注目の論文
ぶくぶくわくメタン
Nature Geoscience
2009年7月6日
Methane bubbling up
温室効果ガスであるメタンは、600メートルもの深さの海底からしみ出して、大量に海洋表面に到達することができる、とNature Geoscience(電子版)に発表される研究が示している。この結果は、全球で海洋から大気へ移動するメタン流量に対する現在の見積もりが低すぎる可能性があることを示している。
E Solomonらはロボット潜水艇を用いて、メキシコ湾の500~600メートルの深さでガスが海底噴出孔からにじみ出ている場所数か所で立ち上る泡のメタン濃度を直接測定した。研究者は、調査した深海から立ち上る泡から大気へ輸送されるメタンは、これまで浅い海の滲出で見積もられていた値よりも10~1,000倍高いことを示唆している。
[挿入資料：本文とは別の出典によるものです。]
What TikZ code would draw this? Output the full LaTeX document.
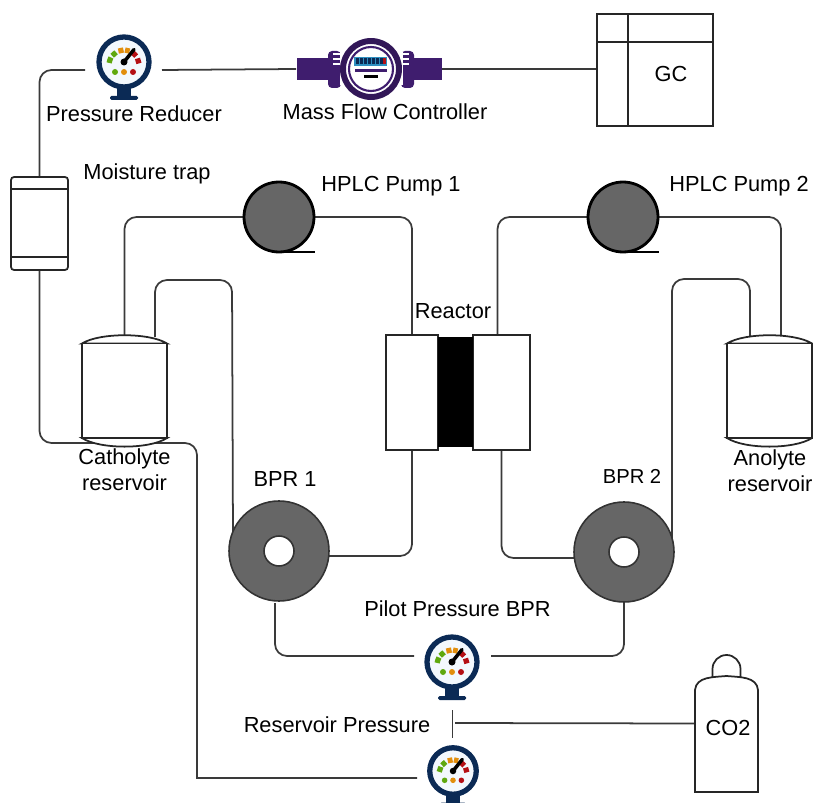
\documentclass[tikz,border=0pt]{standalone}
\usepackage{xcolor}
\usepackage{fontspec}
\setmainfont{Liberation Sans}
\usepackage{tikz}
\usetikzlibrary{arrows.meta,calc,backgrounds}
\definecolor{pipegrey}{HTML}{3A3A3A}
\definecolor{pumpgrey}{HTML}{666666}
\definecolor{dialnavy}{HTML}{0B2A55}
\definecolor{dialface}{HTML}{F3F8FD}
\definecolor{dialgreen}{HTML}{5FA80E}
\definecolor{dialorange}{HTML}{E28E0C}
\definecolor{dialred}{HTML}{B50F14}
\definecolor{meterviolet}{HTML}{3F1D6E}
\definecolor{meterblue}{HTML}{2E8FC0}
\newcommand{\vessel}[1]{%
  \draw[wall, fill=white] ($(#1.north west)+(0,-.17)$) .. controls ($(#1.north west)+(.35,.05)$) and ($(#1.north east)+(-.35,.05)$) .. ($(#1.north east)+(0,-.17)$) -- cycle;
  \draw[wall, fill=white] ($(#1.south west)+(0,.18)$) .. controls ($(#1.south west)+(.35,-.05)$) and ($(#1.south east)+(-.35,-.05)$) .. ($(#1.south east)+(0,.18)$) -- cycle;
  \draw[wall, fill=white] ($(#1.north west)+(0,-.17)$) rectangle ($(#1.south east)+(0,.18)$);
}

\begin{document}
\begin{tikzpicture}[
  pipe/.style={pipegrey, line width=1pt, rounded corners=0.24cm},
  wall/.style={black!85, line width=1pt},
  lbl/.style={font=\fontsize{12.4}{14.8}\selectfont, align=center, inner sep=0pt},
  pumpnode/.style={circle, draw=black, line width=1.6pt, fill=pumpgrey, minimum size=1.4cm, inner sep=0pt, outer sep=0pt},
  bprnode/.style={circle, draw=black!80, line width=0.9pt, fill=pumpgrey, minimum size=2cm, inner sep=0pt, outer sep=0pt},
  holenode/.style={circle, draw=black!80, line width=0.9pt, fill=white, minimum size=.6cm, inner sep=0pt},
  boxnode/.style={rectangle, draw=black!85, line width=1pt, fill=white, inner sep=0pt, outer sep=0pt},
  ghost/.style={rectangle, inner sep=0pt, outer sep=0pt},
  pics/gauge/.style={code={
    \draw[dialnavy, line width=3pt, fill=dialface] (0,0) circle (.5);
    \fill[dialnavy] (-.14,-.5) rectangle (.14,-.7);
    \fill[dialnavy, rounded corners=.03cm] (-.28,-.68) rectangle (.28,-.76);
    \begin{scope}[shift={(0,-.06)}]
      \foreach \a/\b/\c in {172/150/dialgreen, 142/122/dialgreen, 112/92/dialorange, 86/68/dialorange, 58/36/dialred, 26/6/dialred}
        \draw[\c, line width=3pt] (\a:.3) arc[start angle=\a, end angle=\b, radius=.3];
    \end{scope}
    \draw[black, line width=2pt, line cap=round] (0,0) -- (.2,.25);
    \fill[black] (0,0) circle (.07);
    \fill[dialgreen] (-.18,-.2) circle (.06);
    \fill[dialorange] (0,-.2) circle (.06);
    \fill[dialred] (.18,-.2) circle (.06);
  }},
  pics/flowmeter/.style={code={
    \fill[meterviolet] (-1.48,-.22) rectangle (1.42,.22);
    \foreach \s in {-1,1} {
      \fill[meterviolet, rounded corners=.08cm] (\s*.6,-.38) rectangle (\s*.86,.36);
      \fill[white] (\s*.58,-.32) rectangle (\s*.63,.34);
      \foreach \y in {.1,.2,.3}
        \fill[white] (\s*.6,\y-.02) rectangle (\s*.76,\y+.02);
    }
    \fill[white] (0,0) circle (.6);
    \draw[meterviolet!80!black, line width=3.4pt] (0,0) circle (.56);
    \draw[meterviolet, line width=1.2pt] (0,0) circle (.44);
    \fill[meterblue] (-.34,.06) rectangle (.32,.24);
    \foreach \x in {-.3,-.22,-.14,-.06,.02,.1,.18}
      \fill[dialnavy] (\x,.09) rectangle (\x+.06,.21);
    \fill[dialred] (.24,.09) rectangle (.3,.21);
    \fill[meterviolet] (-.32,-.06) rectangle (.32,0);
    \fill[black] (-.15,-.19) rectangle (.13,-.13);
  }},
]
\useasboundingbox (0,0) rectangle (16.26,-16.06);
\clip (0,0) rectangle (16.26,-16.06);

% gas line
\node[ghost, minimum width=1.54cm, minimum height=1.6cm] (reducer) at (2.47,-1.40) {};
\pic at (2.48,-1.24) {gauge};
\node[ghost, minimum width=2.92cm, minimum height=1.24cm] (mfc) at (7.38,-1.38) {};
\pic at (7.42,-1.38) {flowmeter};
\node[boxnode, minimum width=2.32cm, minimum height=2.24cm] (gc) at (13.1,-1.40) {};
\draw[wall] ($(gc.north west)+(0,-.56)$) -- ($(gc.north east)+(0,-.56)$);
\draw[wall, line width=1.3pt] ($(gc.north west)+(.62,0)$) -- ($(gc.south west)+(.62,0)$);
\node[boxnode, rounded corners=.06cm, minimum width=1.14cm, minimum height=1.86cm] (trap) at (0.79,-4.47) {};
\draw[wall] ($(trap.north west)+(0,-.24)$) -- ($(trap.north east)+(0,-.24)$);
\draw[wall] ($(trap.south west)+(0,.26)$) -- ($(trap.south east)+(0,.26)$);

% reservoirs
\node[ghost, minimum width=1.7cm, minimum height=2.24cm] (cathres) at (2.49,-7.82) {};
\vessel{cathres}
\node[ghost, minimum width=1.7cm, minimum height=2.24cm] (anores) at (15.39,-7.82) {};
\vessel{anores}
\coordinate (cathout) at (3.1,-6.74);
\coordinate (anoout) at (15,-6.72);
\coordinate (anoin) at (15.62,-6.72);
\coordinate (turn) at (3.94,-8.86);

% pumps
\node[pumpnode] (pump1) at (5.58,-4.34) {};
\draw[black, line width=1.3pt] (pump1.south) -- ++(.72,0);
\node[pumpnode] (pump2) at (12.46,-4.34) {};
\draw[black, line width=1.3pt] (pump2.south) -- ++(.72,0);

% reactor
\node[boxnode, minimum width=1.04cm, minimum height=2.3cm] (cellL) at (8.24,-7.85) {};
\node[boxnode, minimum width=1.14cm, minimum height=2.3cm] (cellR) at (10.03,-7.85) {};
\node[rectangle, fill=black, minimum width=.7cm, minimum height=2.2cm, inner sep=0pt] (membrane) at (9.11,-7.84) {};

% BPR
\node[bprnode] (bpr1) at (5.58,-11.02) {};
\node[holenode] (hole1) at (bpr1) {};
\node[bprnode] (bpr2) at (12.48,-11.04) {};
\node[holenode] (hole2) at (bpr2) {};

% pressure gauges and CO2
\node[ghost, minimum width=1.54cm, minimum height=2.16cm] (pilot) at (9.05,-13.12) {};
\pic at (9.04,-13.24) {gauge};
\node[ghost, minimum width=1.42cm, minimum height=1.6cm] (respress) at (9.05,-15.56) {};
\pic[scale=.93] at (9.06,-15.42) {gauge};
\node[ghost, minimum width=1.26cm, minimum height=2.74cm] (co2) at (14.53,-14.47) {};
\draw[wall] (co2.south west) -- ++(0,2.04) to[out=85,in=185] ++(.63,.28) to[out=-5,in=95] ++(.63,-.28) -- (co2.south east) -- cycle;
\draw[wall] ($(co2.north)+(-.28,-.44)$) -- ++(0,.16) arc[start angle=180, end angle=0, radius=.28] -- ++(0,-.16);
\coordinate (tee) at (9.1,-14.46);

% tubing
\begin{scope}[on background layer]
\draw[pipe] (reducer.west) -| (trap.north);
\draw[pipe] (reducer.east) -- (mfc.west);
\draw[pipe] (mfc.east) -- (mfc.east -| gc.west);
\draw[pipe] (trap.south) |- (turn) [sharp corners] |- (respress.west);
\draw[pipe] (pump1.west) -| (cathres.north);
\draw[pipe] (pump1.east) -| (cellL.north);
\draw[pipe] (pump2.west) -| ($(cellR.north)+(-.08,0)$);
\draw[pipe] (pump2.east) -| (anoin);
\draw[pipe] (cathout) |- (4.64,-5.6) -- (bpr1.157);
\draw[pipe] (anoout) |- (13.44,-5.58) -- (bpr2.16);
\draw[pipe] ($(bpr1.east)+(0,-.1)$) -| (cellL.south);
\draw[pipe] ($(bpr2.west)+(0,-.12)$) -| (cellR.south);
\draw[pipe] ($(bpr1.south)+(-.08,-.04)$) |- (pilot.west);
\draw[pipe] (bpr2.south) |- (pilot.east);
\draw[pipe] (pilot.south) -- (respress.north);
\draw[pipe] (tee) -- (co2.west);
\end{scope}

% labels
\node[lbl] (l1) at (2.68,-2.28) {Pressure Reducer};
\node[lbl] (l2) at (7.70,-2.24) {Mass Flow Controller};
\node[lbl] (l3) at (13.42,-1.48) {GC};
\node[lbl] (l4) at (2.94,-3.47) {Moisture trap};
\node[lbl] (l5) at (7.82,-3.73) {HPLC Pump 1};
\node[lbl] (l6) at (14.78,-3.73) {HPLC Pump 2};
\node[lbl] (l7) at (9.06,-6.22) {Reactor};
\node[lbl] (l8) at (2.49,-9.40) {Catholyte\\reservoir};
\node[lbl] (l9) at (5.70,-9.58) {BPR 1};
\node[lbl, font=\fontsize{11.5}{14}\selectfont] (l10) at (12.64,-9.52) {BPR 2};
\node[lbl] (l11) at (15.40,-9.42) {Anolyte\\reservoir};
\node[lbl] (l12) at (9.15,-12.18) {Pilot Pressure BPR};
\node[lbl] (l13) at (6.74,-14.50) {Reservoir Pressure};
\node[lbl] (l14) at (14.56,-14.56) {CO2};
\end{tikzpicture}
\end{document}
これは、浅海からしみ出すメタンのみが大量に海洋表面に到達しているとするこれまでの考えと正反対である。
Solomonらは、ペルシャ湾、カスピ海、アフリカ西縁、およびアラスカ北岸斜面など、同様に炭化水素を活発に産出する海盆では、海洋から大気への全球メタン流量の見積もりを改善するためにより詳細に滲出を調査する必要があると示唆している。